À partir de ces différents résultats et analyses (voir le tableau ci-dessous), le programme Reine Mathilde propose une première liste de préconisations pour faire du sans labour en agriculture bio :
- « Mettre en œuvre les moyens pour réussir la destruction de la prairie : en été avec des conditions séchantes, avec un outil rotatif qui travaille superficiellement, laisser quelques jours de dessèchement avant d’implanter une culture intermédiaire. » ;
- « Décaler les dates de semis et la réalisation des travaux du sol quand le sol n’est pas assez ressuyé, voire changer la culture prévue.

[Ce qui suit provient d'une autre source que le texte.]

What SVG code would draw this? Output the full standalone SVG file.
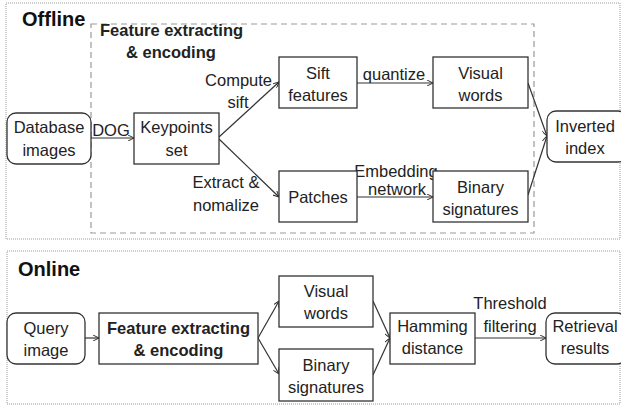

C'est l'état du sol et le salissement qui vont guider les décisions. » ;
- Pour gérer le salissement :
- « Limiter la présence des résidus de culture pour pouvoir désherber mécaniquement »- « Dans une ferme d’élevage, en cas de salissement prononcé, on peut par exemple ensiler une culture prévue pour une récolte en grain, ou bien introduire un méteil couvrant à récolter tôt » ;- « En cas de vivaces, je couvre a minima pour travailler en surface avant et après ce couvert » ;- « Être plus attentif sur l’état de salissement de la culture en végétation (pour désherber) » ;- « Dans le pire des cas : retourner une culture mal partie pour limiter le développement des adventices par la suite » ;- « Bien respecter les fondamentaux de la rotation (deux maïs de suite ont favorisé l’amplification du salissement avec des adventices estivales) » ;- « Garder la charrue dans la boîte à outils si nécessaire, surtout pour rattraper un salissement en dérive. Ne pas être manichéen : multiplier le nombre de passages d’outils ou labourer : quel est le pire ? ».